Nama Nino mulai dikenal sejak ia mengikuti ajang MTV VJ Hunt pada 2006. Tak lama setelah itu, ia memulai karier akting, lewat film “Terowongan Casablanca” pada 2007. Awalnya ia mengaku tidak paham sama sekali mengenai akting, tapi lama-lama Nino mengaku menikmatinya.
Sejauh ini peran yang paling berkesan baginya adalah sebagai Clement, pria asal Prancis yang jatuh cinta pada wanita Indonesia yang diperankan Velove Vexia dalam film “Wa’alaikumussalam Paris.” Digambarkan lancar berbahasa Prancis di film, ternyata Nino yang fasih tiga bahasa ini—Inggris, Jerman, dan Indonesia— sama sekali tidak bisa berbahasa Prancis. Namun, berkat kerja kerasnya, ia berhasil menirukan logat orang Prancis.
Wajahnya yang Indo kerap dipasang sebagai tokoh ganteng, baik hati, dan kaya. Padahal, ia ingin juga mendapat peran-peran yang menantang. Jika diberi kesempatan, ia ingin bermain di film laga, atau memerankan tokoh antagonis. “Kalau dikasih kepercayaan, saya yakin bisa mewujudkannya, karena saya mau,” ungkap Nino.
Di luar pekerjaan, ia lebih senang di rumah. Ia mengaku memiliki sifat introver. Kalau tidak menonton film, ia memasak. Apa menu andalannya? “Semua bisa!” sahutnya cepat dengan nada menantang. “Dari pasta sampai nasi goreng. Tapi yang saya paling jago itu masak mi instan. Semalam saya coba campur pakai bumbu kimchi.” Saat ini ia mengaku punya kekasih, tapi sepertinya ia masih berahasia tentang sosok wanita yang mengisi hatinya.
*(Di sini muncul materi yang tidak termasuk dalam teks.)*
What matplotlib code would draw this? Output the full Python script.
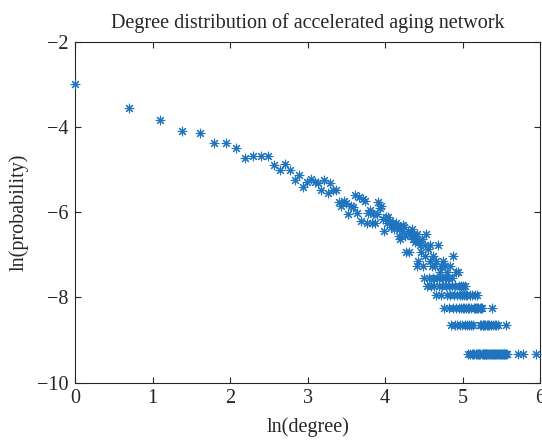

“Siapa pun nantinya pasangan hidup saya, itu pasti dari Tuhan. Saya pasrah saja. Manusia kapan pernah puas, sih? Kalau kita hanya melihat wajah, umur, bentuk tubuh, tipe, pastinya tidak akan pernah cukup. Yang paling penting dibarengi sama agama. Hubungan kita sama Yang di Atas harus kuat.”